The 175-room childhood home of renowned collector and horticulturalist Henry Francis du Pont (1880–1969), Winterthur features more than 90,000 American decorative-arts objects made or used in America between 1640 and 1860, approximately 3,700 of which are furniture pieces.
This past spring, long-time NBSS Instructor Steve Brown CF '90 led his ninth field trip to the famed residence, where students spent two days getting an up-close look at objects from what is perhaps the largest collection of American period furniture in the world.
"Winterthur provides our students access to some very special pieces and all different styles of furniture, which they can measure and study at close range. I want CF students to be aware not only that Winterthur exists, but that it is a resource," says Steve. "I want them to see as much of the furniture as possible, visit the research library, and hear from the conservators on preservation."
Winterthur's Curator of Furniture Josh Lane is only too pleased to have NBSS students avail themselves of all the museum has to offer, continuing the longstanding relationship between the two institutions.
"As a teaching museum, we are able to use the collections in settings that allow for greater scrutiny," he explains. "So I enjoy bringing objects on view in the house into a classroom where students can examine them. They learn what materials were used and how engineering problems were resolved, and they also see evidence of the maker."
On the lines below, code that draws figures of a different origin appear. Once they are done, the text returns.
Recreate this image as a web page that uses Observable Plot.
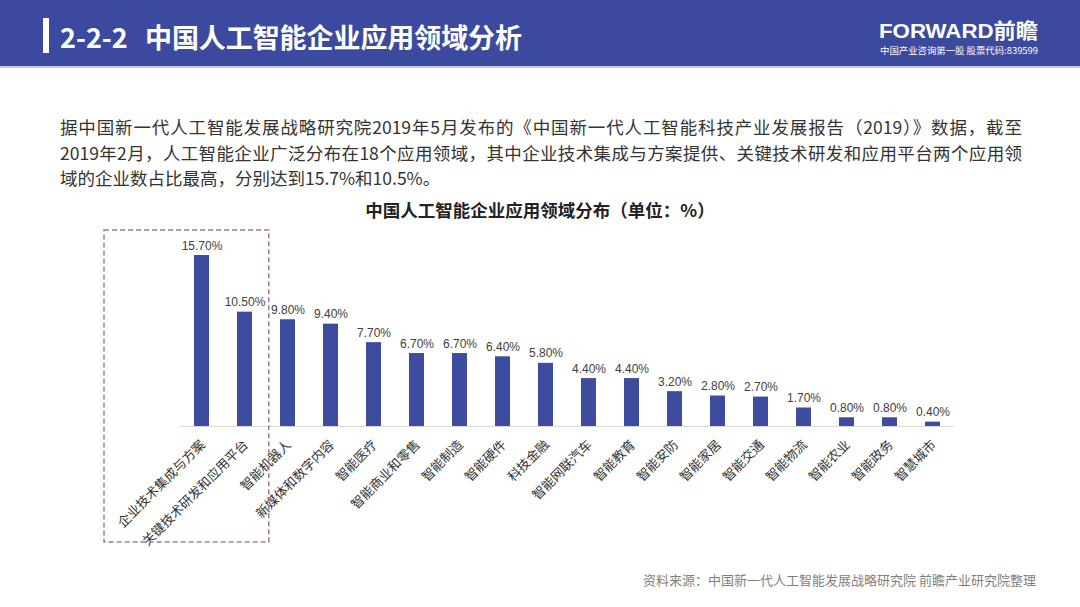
<!DOCTYPE html>
<html><head><meta charset="utf-8">
<script src="https://cdn.jsdelivr.net/npm/d3@7"></script>
<script src="https://cdn.jsdelivr.net/npm/@observablehq/plot@0.6"></script>
<style>
html,body{margin:0;padding:0;background:#fff;}
body{width:1080px;height:607px;position:relative;overflow:hidden;font-family:"Noto Sans CJK SC","Noto Sans",sans-serif;}
#head{position:absolute;left:0;top:0;}
#para{position:absolute;left:60px;top:114px;width:962px;font-size:17.5px;line-height:25.5px;color:#333;}
#para div{text-align:justify;text-align-last:justify;}
#para div.last{text-align-last:left;}
#ctitle{position:absolute;left:340px;top:197px;width:400px;text-align:center;font-size:17.5px;font-weight:bold;color:#222;line-height:26px;}
#chart{position:absolute;left:0;top:225px;}
#source{position:absolute;right:44px;top:570px;font-size:13px;color:#7f7f7f;line-height:20px;white-space:nowrap;}
</style>
</head><body>
<svg id="head" width="1080" height="70">
  <rect x="0" y="0" width="1080" height="66" fill="#3b4a9e"></rect>
  <rect x="0" y="66" width="1080" height="2" fill="#c6c9d8"></rect>
  <rect x="43" y="18" width="6" height="35" fill="#ffffff"></rect>
  <text x="60" y="48" fill="#fff" font-size="27" font-weight="bold" font-family="Noto Sans CJK SC">2-2-2</text>
  <text x="145" y="48" fill="#fff" font-size="27" font-weight="bold" font-family="Noto Sans CJK SC" textLength="377" lengthAdjust="spacing">中国人工智能企业应用领域分析</text>
  <text x="879" y="38" fill="#fff" font-size="21" font-weight="bold" font-family="Liberation Sans, Noto Sans CJK SC" textLength="159" lengthAdjust="spacingAndGlyphs">FORWARD前瞻</text>
  <text x="880" y="54" fill="#fff" font-size="9" font-family="Noto Sans CJK SC" textLength="158" lengthAdjust="spacingAndGlyphs">中国产业咨询第一股 股票代码:839599</text>
</svg>
<div id="para">
  <div>据中国新一代人工智能发展战略研究院2019年5月发布的《中国新一代人工智能科技产业发展报告（2019）》数据，截至</div>
  <div>2019年2月，人工智能企业广泛分布在18个应用领域，其中企业技术集成与方案提供、关键技术研发和应用平台两个应用领</div>
  <div class="last">域的企业数占比最高，分别达到15.7%和10.5%。</div>
</div>
<div id="ctitle">中国人工智能企业应用领域分布（单位：%）</div>
<div id="chart"></div>
<div id="source">资料来源：中国新一代人工智能发展战略研究院 前瞻产业研究院整理</div>
<script>
const categories = ["企业技术集成与方案","关键技术研发和应用平台","智能机器人","新媒体和数字内容","智能医疗","智能商业和零售","智能制造","智能硬件","科技金融","智能网联汽车","智能教育","智能安防","智能家居","智能交通","智能物流","智能农业","智能政务","智慧城市"];
const values = [15.7,10.5,9.8,9.4,7.7,6.7,6.7,6.4,5.8,4.4,4.4,3.2,2.8,2.7,1.7,0.8,0.8,0.4];
const valueLabels = ["15.70%","10.50%","9.80%","9.40%","7.70%","6.70%","6.70%","6.40%","5.80%","4.40%","4.40%","3.20%","2.80%","2.70%","1.70%","0.80%","0.80%","0.40%"];
const data = categories.map((c, i) => ({c, v: values[i], label: valueLabels[i]}));
const font = "Liberation Sans, Noto Sans CJK SC, sans-serif";
const chart = Plot.plot({
  width: 1080, height: 330,
  marginLeft: 180, marginRight: 126, marginTop: 30, marginBottom: 129,
  x: {domain: categories, paddingInner: 0.65, paddingOuter: 0.325, axis: null},
  y: {domain: [0, 15.7], axis: null},
  style: {fontFamily: font, background: "transparent", overflow: "visible"},
  marks: [
    Plot.ruleY([0], {stroke: "#d9d9d9", strokeWidth: 1}),
    Plot.barY(data, {x: "c", y: "v", fill: "#3e4c9f"}),
    Plot.text(data, {x: "c", y: "v", text: "label", dy: -6, lineAnchor: "bottom", fontSize: 12, fill: "#404040", fontFamily: font}),
    Plot.text(data, {x: "c", y: () => 0, text: "c", rotate: -45, textAnchor: "end", dx: 1, dy: 16, fontSize: 13, fill: "#333", fontFamily: "Noto Sans CJK SC"})
  ]
});
document.getElementById("chart").appendChild(chart);
// dashed annotation box around the two leading categories, positioned from the scales
const xs = chart.scale("x"), ys = chart.scale("y");
const x0 = xs.apply(categories[0]), x1 = xs.apply(categories[1]) + xs.bandwidth;
const gap = xs.step - xs.bandwidth;
const yTop = ys.apply(values[0]) - 25, yBase = ys.apply(0);
d3.select(chart).append("rect")
  .attr("x", x0 - 90).attr("y", yTop)
  .attr("width", (x1 + gap * 0.6) - (x0 - 90)).attr("height", (yBase + 116) - yTop)
  .attr("fill", "none").attr("stroke", "#a07c8c").attr("stroke-width", 1.5).attr("stroke-dasharray", "5,3");
</script>
</body></html>
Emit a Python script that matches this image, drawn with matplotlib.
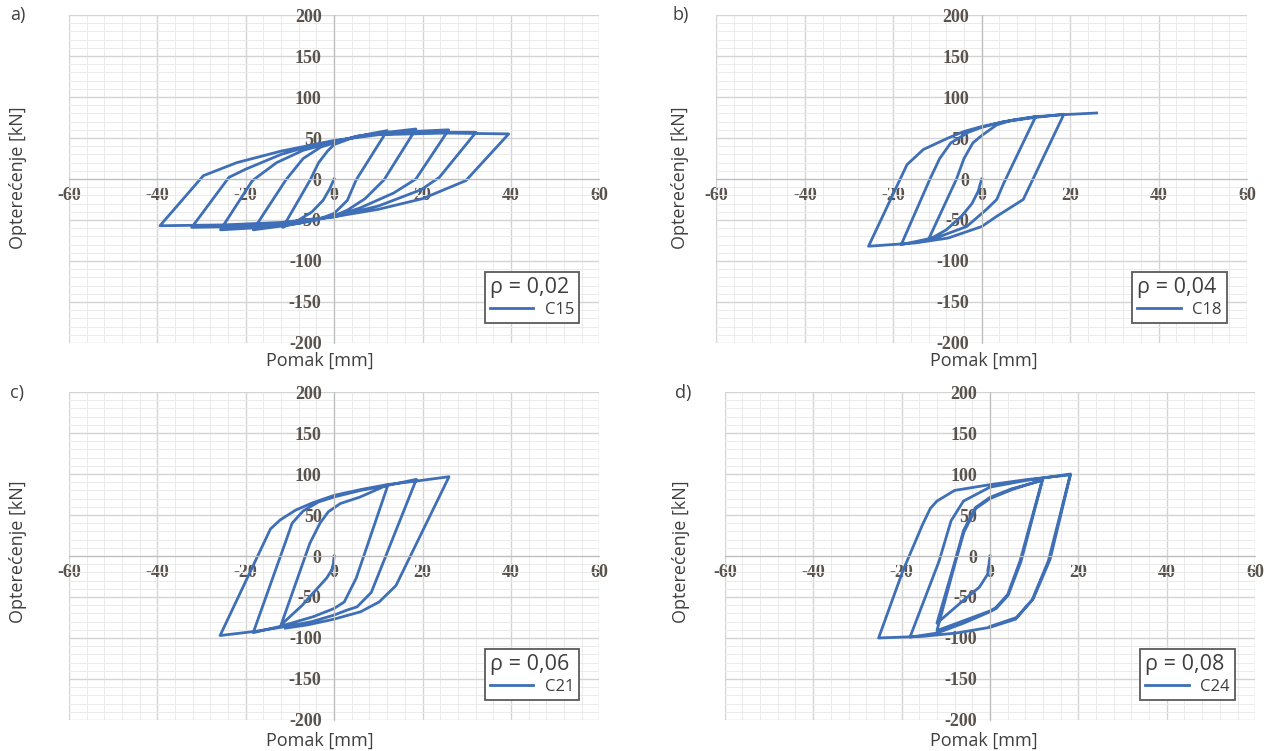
import numpy as np
import matplotlib.pyplot as plt

plt.rcParams['axes.unicode_minus'] = False

# C15 (rho = 0,02)
c15_x = [0, -1, -2.5, -5, -8, -11.6,
         -5.4, -3.5, -1.5, 0, 4, 8, 12,
         5, 3, 0, -4, -10, -18.3,
         -10.9, -7, -3, 0, 5, 12, 18.5,
         11.3, 7, 3, 0, -8, -16, -25.7,
         -18.5, -13, -7, 0, 6, 14, 25.9,
         18.5, 13.5, 6, 0, -10, -22, -32.2,
         -23.8, -20, -12, -5, 0, 8, 20, 32.1,
         23.8, 19.7, 10, 0, -12, -25, -39.4,
         -29.6, -22, -12, 0, 10, 25, 39.5,
         29.8, 20, 10, 0]
c15_y = [0, -12, -26, -40, -50, -59,
         -1, 20, 34, 42, 50, 55, 59,
         -1, -26, -42, -50, -56, -62,
         -1, 25, 39, 44, 52, 57, 61,
         -1, -24, -38, -45, -54, -59, -62,
         -2, 20, 35, 45, 53, 57, 60,
         0, -17, -35, -46, -54, -58, -59,
         2, 12, 30, 41, 46, 54, 57, 57,
         2, -13, -33, -46, -53, -56, -57,
         4, 20, 34, 47, 54, 56, 55,
         -2, -24, -37, -46]

# C18 (rho = 0,04)
c18_x = [0, -0.8, -2.2, -4.5, -8, -12.1,
         -5.7, -4, -2, 0, 3.4, 7, 12.2,
         5, 3.4, 1.1, -3.4, -9.4, -18.2,
         -11.7, -9.5, -7, -3, 0, 5, 12, 18.6,
         9.4, 3.4, 0, -7.6, -15, -25.6,
         -16.9, -13.2, -7.6, -4, 0, 5.3, 12.2, 18.6, 26]
c18_y = [0, -15, -30, -45, -62, -74.5,
         0, 25, 44, 53, 66, 72, 76,
         -5, -25, -37, -58, -70, -80,
         0, 25, 44, 57, 63, 70, 75, 79,
         -25, -45.5, -58, -72, -78, -82,
         17.5, 36, 50, 58, 64, 70, 76, 78.5, 80.5]

# C21 (rho = 0,06)
c21_x = [0, -0.3, -1.7, -4.4, -7.2, -12,
         -5.5, -3.2, -1.3, 1.4, 5.9, 12.2,
         5, 2.3, 0, -4.7, -12.3, -18.3,
         -11, -9.5, -7, -3.5, 0, 6, 12, 18.6,
         8.4, 5.2, 2.9, 0, -5, -10.9, -18, -25.8,
         -14.4, -12.2, -8.7, -4.8, 0, 6, 12, 18, 26,
         14, 10.2, 6, 0, -6, -11]
c21_y = [0, -15, -27, -43, -60, -84,
         15.4, 40, 54, 64, 72, 87,
         -27, -56, -64, -74, -86, -93.5,
         17, 40, 55, 66, 72, 80, 86, 93.5,
         -44.5, -62, -66, -72, -80, -86, -92, -97,
         33, 44, 56, 65, 74, 81, 87, 91, 96.7,
         -36, -56, -68, -77, -84, -88]

# C24 (rho = 0,08)
c24_x = [0, -0.5, -2.4, -6, -12,
         -7.9, -6, -3.3, 0, 4.9, 11.8,
         6.8, 4, 1.3, 0, -6, -12,
         -7.8, -5.9, -3.2, 0, 5, 11.9,
         7, 4.1, 1.4, 0, -6, -12, -18.1,
         -11.5, -8.8, -6, 0, 8, 18.2,
         13.2, 9.5, 5.8, 0, -7.7, -15.2, -25.2,
         -19.7, -15.2, -13.5, -12, -8, 0, 8, 18.2,
         13.6, 9.8, 6, 0]
c24_y = [0, -22, -38, -54, -82,
         -6, 31, 59, 71.5, 82, 92,
         -6, -47, -63, -67, -79, -91,
         -7, 29, 58, 70, 81, 93,
         -7, -48, -64, -68, -82, -94, -99,
         -6, 43, 67, 84, 92, 100,
         -6, -54, -77, -87, -94, -98, -100,
         -18, 39, 58, 67, 80, 87, 93, 99,
         -4, -52, -75, -86]

panels = [
    ('a)', c15_x, c15_y, 'C15', 'ρ = 0,02'),
    ('b)', c18_x, c18_y, 'C18', 'ρ = 0,04'),
    ('c)', c21_x, c21_y, 'C21', 'ρ = 0,06'),
    ('d)', c24_x, c24_y, 'C24', 'ρ = 0,08'),
]

# axes rectangles, panel letter, y-label and x-label positions (figure fraction)
rects = [[0.054, 0.5433, 0.4157, 0.4367],
         [0.5615, 0.5433, 0.4157, 0.4367],
         [0.054, 0.0413, 0.4157, 0.4367],
         [0.568, 0.0413, 0.4157, 0.4367]]
letter_pos = [(0.008, 0.98), (0.527, 0.98), (0.008, 0.477), (0.529, 0.477)]
ylab_pos = [(0.014, 0.763), (0.533, 0.763), (0.014, 0.265), (0.534, 0.265)]
xlab_pos = [(0.251, 0.519), (0.771, 0.519), (0.251, 0.013), (0.771, 0.013)]

blue = '#3f6fb6'
tick_col = '#5a524c'
text_col = '#3f3f3f'

fig = plt.figure(figsize=(12.76, 7.51), dpi=100)

for i, (letter, xs, ys, name, rho) in enumerate(panels):
    ax = fig.add_axes(rects[i])
    ax.plot(xs, ys, color=blue, lw=2.0, label=name, solid_joinstyle='round')
    ax.set_xlim(-60, 60)
    ax.set_ylim(-200, 200)
    ax.set_xticks(np.arange(-60, 61, 20))
    ax.set_yticks(np.arange(-200, 201, 50))
    ax.set_xticks(np.arange(-60, 61, 4), minor=True)
    ax.set_yticks(np.arange(-200, 201, 10), minor=True)
    ax.grid(which='minor', color='#ebebeb', lw=0.7)
    ax.grid(which='major', color='#d4d4d4', lw=1.0)
    for gl in ax.get_xgridlines() + ax.get_ygridlines():
        gl.set_clip_on(False)
    ax.set_axisbelow(True)
    ax.spines['left'].set_position('zero')
    ax.spines['bottom'].set_position('zero')
    ax.spines['left'].set_color('#bdbdbd')
    ax.spines['bottom'].set_color('#bdbdbd')
    ax.spines['top'].set_visible(False)
    ax.spines['right'].set_visible(False)
    ax.tick_params(which='both', length=0)
    ax.tick_params(axis='x', pad=6)
    ax.tick_params(axis='y', pad=9)
    for lab in ax.get_xticklabels() + ax.get_yticklabels():
        lab.set_fontfamily('Liberation Serif')
        lab.set_fontweight('bold')
        lab.set_fontsize(13)
        lab.set_color(tick_col)

    leg = ax.legend(loc='lower right', bbox_to_anchor=(0.962, 0.062),
                    borderaxespad=0, title=rho, frameon=True, fancybox=False,
                    framealpha=1, edgecolor='#5a5a5a', handlelength=2.6,
                    handletextpad=0.7, borderpad=0.3, labelspacing=0.2,
                    alignment='left',
                    prop={'family': 'Open Sans', 'size': 12},
                    title_fontproperties={'family': 'Open Sans', 'size': 15.5})
    leg.get_frame().set_linewidth(1.3)
    leg.get_title().set_color(text_col)
    for t in leg.get_texts():
        t.set_color(text_col)

    fig.text(*letter_pos[i], letter, fontsize=13, family='Open Sans',
             color=text_col, ha='left', va='center')
    fig.text(*ylab_pos[i], 'Opterećenje [kN]', rotation=90, fontsize=13,
             family='Open Sans', color=text_col, ha='center', va='center')
    fig.text(*xlab_pos[i], 'Pomak [mm]', fontsize=13, family='Open Sans',
             color=text_col, ha='center', va='center')

fig.savefig('out.png', dpi=100)
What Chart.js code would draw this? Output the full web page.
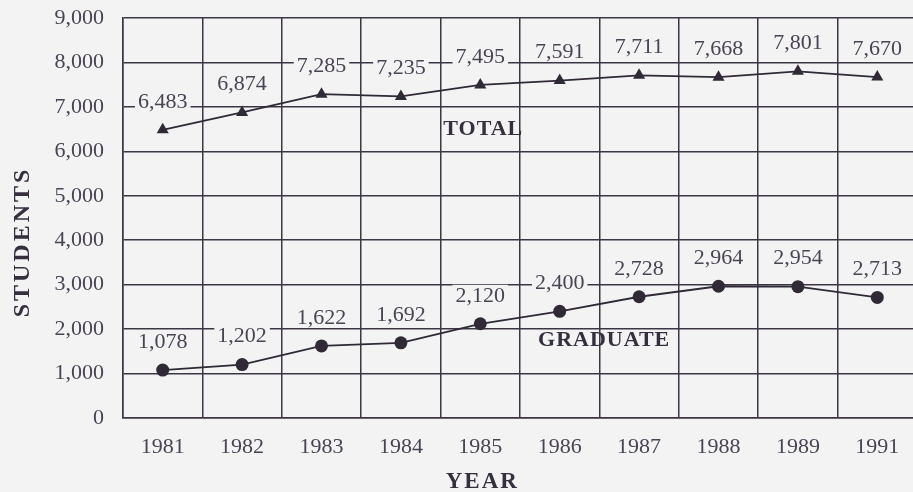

Along the way, the students – like Eve Radovsky CF '20, who was on this year's trip – also often find themselves developing a deepened respect for period furniture.
"Prior to starting at NBSS, I earned my BA in Early Childhood Education and Anthropology at UMass Boston," says Eve. "When I applied to the CF program, I didn't have a lot of experience with period furniture. I just knew I was interested in making furniture."
The field trip to Winterthur helped then first-year student Eve broaden that interest.
"Being able to see pieces from the 17th to 19th centuries, so many of which we discuss in school, was one of the coolest things ever. There was no way to keep track, but we probably looked at over 1,000 objects," says Eve. "After seeing it all in context, I'm more interested in building reproductions of period furniture."
"Just by fielding their questions, we at Winterthur get a new level of understanding from the students because they know the shop practices and labor involved in furniture making."
And while Eve found the museum's furniture collection "staggeringly and impressively large," it was she and her fellow students who impressed Josh.
"The NBSS students are really enthusiastic and inquisitive. From the moment they arrive, they're champing at the bit, hungry for the access we provide them," he says.
According to Josh, the students aren't the only ones who gain insight during an NBSS visit.
"Just by fielding their questions, we at Winterthur get a new level of understanding from the students because they know the shop practices and labor involved in furniture making," he relates. "And when you have several pairs of their eyes on an object, you get questions that make you think in a new way."
"This kind of collaboration with members of the craft community helps keep the museum relevant," he says. "It's also important because the students become ambassadors for Winterthur – carrying forward what they learn here."